Gibt es einen reinen Dokumentarfilm?
Die direkte Antwort auf die Frage soll nicht den restlichen Text unnötig machen, sondern für weitere Erläuterungen ausschlaggebend sein. Nein, es gibt keinen reinen Dokumentarfilm. Wie oben bereits beschrieben, erhebt der Dokumentarfilm den Anspruch der Authentizität. Doch die wirklichkeitsgetreue Darstellung wird durch die Anwesenheit von Kamera und Regisseur, dessen Regie-Anweisungen und dem jeweiligen Blickwinkel der Kamera aufgehoben, denn sie beeinflussen das Geschehen. Der Grad der Manipulation variiert zwar von Film zu Film, ist aber auch gar nicht das entscheidende Merkmal bei der Dokumentation. Was zählt, ist die Transparenz. Und das bedeutet nicht einfach die bloße Zurschaustellung der zu filmenden Umstände, sondern auch die Schaffung eines Deutungsraumes für den Zuschauer. Dies bedeutet, dass der Regisseur die Beeinflussung durch sämtliche Faktoren, die den Dreh umschreiben, transparent machen sollte, um den Zuschauer mit der Möglichkeit auszustatten, die Authentizität selbst beurteilen zu können. Was zählt ist demnach neben der Sachlichkeit auch deren Charakterisierung.

Vorreiter der Filmgattung Dokumentarfilm, welcher diese als solche klassifizierte, war der sowjetische Filmemacher Dziga Vertov. Dieser lehnte inszenierte Fiktion, bei der Schauspieler zum Einsatz kommen, kategorisch ab.

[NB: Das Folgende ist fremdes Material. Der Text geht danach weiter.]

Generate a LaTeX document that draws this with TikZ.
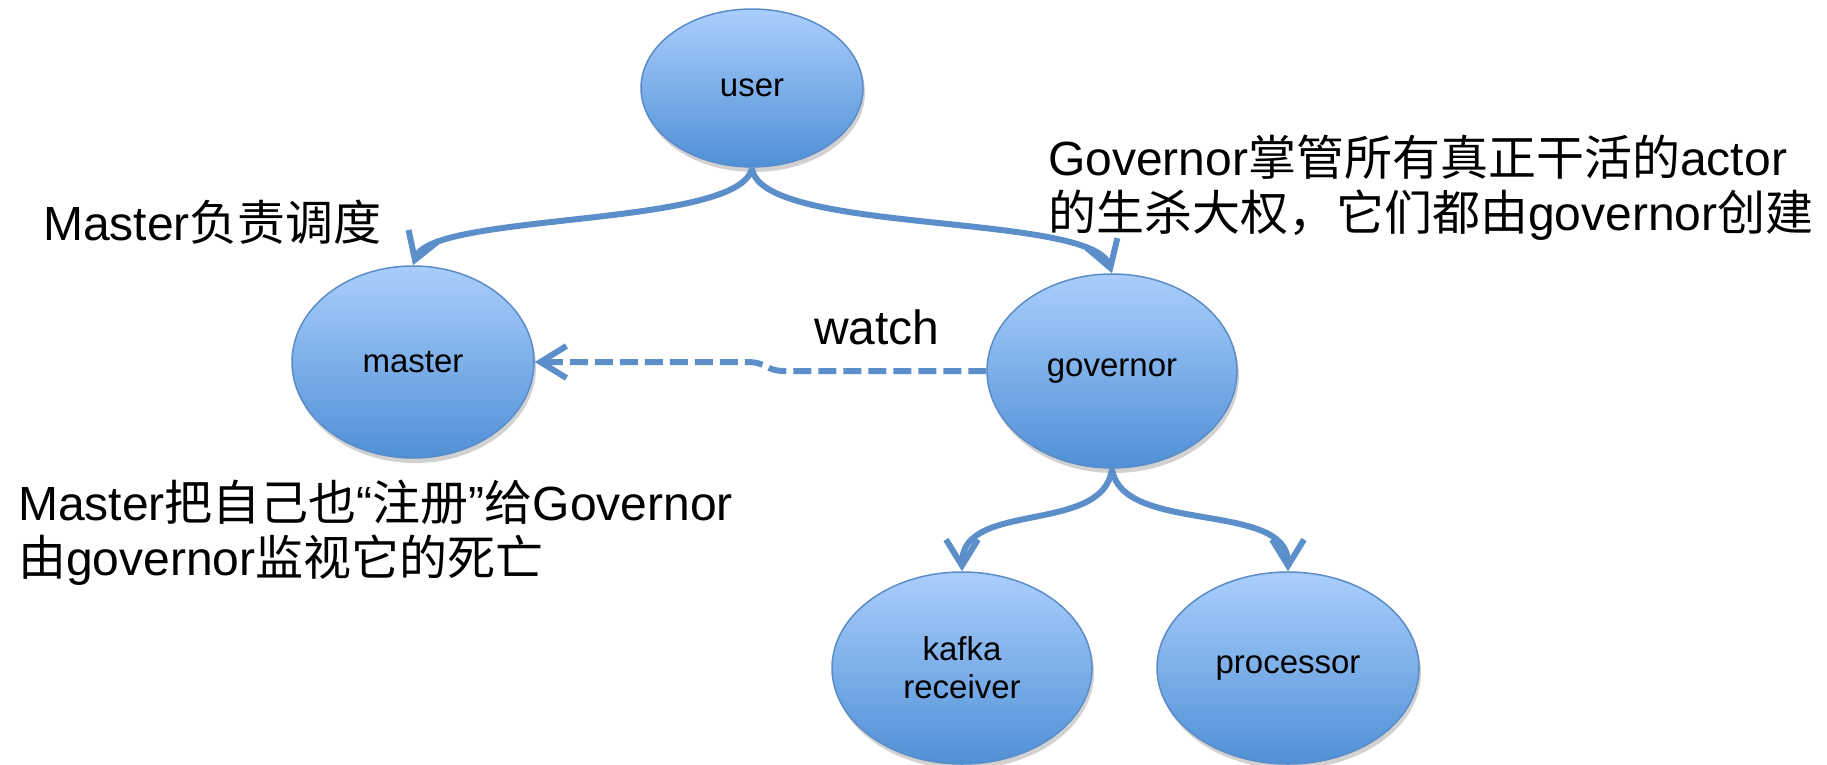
\documentclass[tikz,border=0pt]{standalone}
\usepackage{fontspec}
\setmainfont{Liberation Sans}
\newfontfamily\cjk{Noto Sans CJK SC}
\usetikzlibrary{shapes.geometric,arrows.meta,shadows}
\newcommand\zh[1]{{\cjk #1}}
\definecolor{ellTop}{RGB}{170,206,252}
\definecolor{ellBot}{RGB}{80,144,214}
\definecolor{ellBorder}{RGB}{90,140,200}
\definecolor{arrC}{RGB}{92,143,202}
\begin{document}
\begin{tikzpicture}[x=1pt,y=-1pt,
  ell/.style={ellipse, draw=ellBorder, line width=1.5pt, top color=ellTop, bottom color=ellBot,
    inner sep=0pt, align=center, font=\fontsize{33}{38}\selectfont,
    drop shadow={shadow xshift=2pt, shadow yshift=-5pt, opacity=0.18, fill=black}},
  lbl/.style={anchor=base west, inner sep=0pt, font=\fontsize{48}{55}\selectfont},
  conn/.style={draw=arrC, line width=6pt, -{Straight Barb[length=26pt,width=32pt]}},
]
\useasboundingbox (0,0) rectangle (1827,765);

\node[ell, minimum width=222pt, minimum height=158pt] (user) at (752,88) {user};
\node[ell, minimum width=242pt, minimum height=192pt] (master) at (413,362) {master};
\node[ell, minimum width=250pt, minimum height=194pt] (gov) at (1112,371) {governor};
\node[ell, minimum width=260pt, minimum height=192pt] (kafka) at (962,668) {kafka\\receiver};
\node[ell, minimum width=262pt, minimum height=192pt] (proc) at (1288,668) {processor};

\node[lbl] (t1) at (43,240) {Master\zh{负责调度}};
\node[lbl] (t2a) at (1048,175) {Governor\zh{掌管所有真正干活的}actor};
\node[lbl] (t2b) at (1048,230) {\zh{的生杀大权，它们都由}governor\zh{创建}};
\node[lbl] (t3) at (814,344) {watch};
\node[lbl] (t4a) at (18,520) {Master\zh{把自己也}“\zh{注册}”\zh{给}Governor};
\node[lbl] (t4b) at (18,575) {\zh{由}governor\zh{监视它的死亡}};

\draw[conn] (user.south) .. controls (758,235) and (1092,212) .. (gov.north);
\draw[conn] (user.south) .. controls (742,228) and (432,212) .. (master.north);
\draw[conn] (gov.south) .. controls (1104,535) and (962,500) .. (kafka.north);
\draw[conn] (gov.south) .. controls (1121,535) and (1288,500) .. (proc.north);
\draw[conn, dash pattern=on 18pt off 7pt] (gov.west) -- (785,371) .. controls (765,371) and (767,362) .. (747,362) -- (master.east);
\end{tikzpicture}
\end{document}
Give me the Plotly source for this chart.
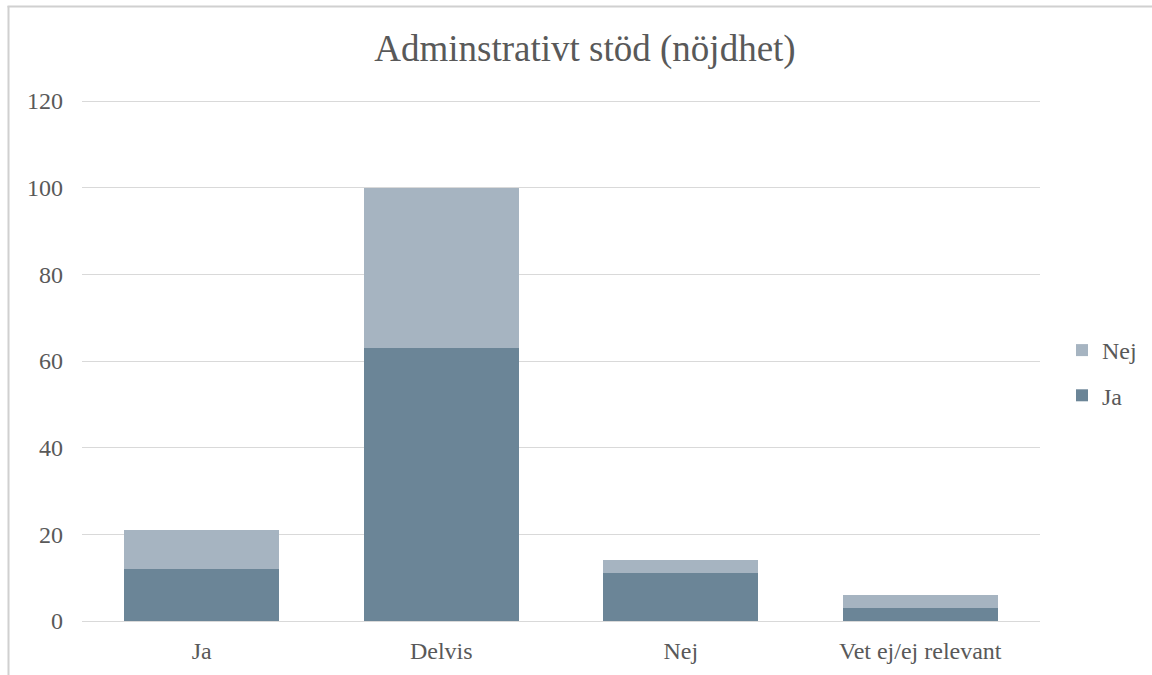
import plotly.graph_objects as go

categories = ["Ja", "Delvis", "Nej", "Vet ej/ej relevant"]
ja_values = [12, 63, 11, 3]
nej_values = [9, 37, 3, 3]
y_ticks = [0, 20, 40, 60, 80, 100, 120]

FONT = "Liberation Serif"
TXT = "#595959"
GRID = "#D9D9D9"

fig = go.Figure()
fig.add_trace(go.Bar(x=categories, y=ja_values, name="Ja", legendgroup="ja",
                     legendrank=2,
                     marker=dict(color="#6B8597", line=dict(width=0))))
fig.add_trace(go.Bar(x=categories, y=nej_values, name="Nej", legendgroup="nej",
                     legendrank=1,
                     marker=dict(color="#A6B4C1", line=dict(width=0))))

# plot area: x 82..1040, y 92..621 px (0 at 621, 120 at 101)
L, R, T, B = 82, 112, 92, 54
W = 1152 - L - R
H = 675 - T - B
PPU = 520 / 120
YTOP = H / PPU

def px_x(px):
    return (px - L) / W

def px_y(py):
    return (675 - B - py) / H

fig.update_layout(
    width=1152, height=675,
    barmode="stack",
    bargap=0.353,
    margin=dict(l=L, r=R, t=T, b=B, autoexpand=False),
    paper_bgcolor="white",
    plot_bgcolor="white",
    font=dict(family=FONT, color=TXT, size=24),
    title=dict(text="Adminstrativt stöd (nöjdhet)",
               font=dict(family=FONT, size=37, color=TXT),
               x=px_x(585), xref="paper", xanchor="center",
               y=1 - 48 / 675, yref="container", yanchor="middle"),
    xaxis=dict(showgrid=False, showline=True, linecolor=GRID, linewidth=1,
               tickfont=dict(family=FONT, size=24, color=TXT),
               ticks="", ticklabelstandoff=8),
    yaxis=dict(range=[0, YTOP], tickvals=y_ticks, showgrid=True,
               gridcolor=GRID, gridwidth=1, zeroline=True, zerolinecolor=GRID,
               zerolinewidth=1, showline=False, ticks="",
               tickfont=dict(family=FONT, size=24, color=TXT),
               ticklabelstandoff=18),
    legend=dict(x=px_x(1062), xanchor="left", y=px_y(373), yanchor="middle",
                traceorder="grouped", tracegroupgap=11,
                font=dict(family=FONT, size=24, color=TXT),
                bgcolor="rgba(0,0,0,0)", itemwidth=30),
    showlegend=True,
)

# outer chart border (left and top visible; right/bottom run off the image)
fig.add_shape(type="line", xref="paper", yref="paper", layer="above",
              x0=px_x(8.5), x1=px_x(8.5), y0=px_y(690), y1=px_y(6),
              line=dict(color="#D0D0D0", width=2))
fig.add_shape(type="line", xref="paper", yref="paper", layer="above",
              x0=px_x(7.5), x1=px_x(1165), y0=px_y(6.5), y1=px_y(6.5),
              line=dict(color="#D0D0D0", width=2))

fig.write_html("out.html", config={"displayModeBar": False})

Es wäre seiner Meinung nach die bürgerliche Unterhaltungskunst, die das Potenzial des neuen Mediums nicht ausschöpft. Das Revolutionäre am Film war vielmehr die Möglichkeit, die Welt sowohl in ihrer Gesamtheit, als auch in ihren einzelnen Strukturen objektiv abbilden zu können. Der Regisseur, welcher mit Der Mann mit der Kamera wohl sein bekanntestes Werk drehte, sprach sich vor allem für die Montage als einzig wahre Technik zur Wirklichkeitsbeschreibung aus. Sein Kollege Sergei M. Eisenstein (Panzerkreuzer Potemkin) sah dies anders, ginge es bei einem guten Film doch um die Wahrheit, nicht die Wirklichkeit.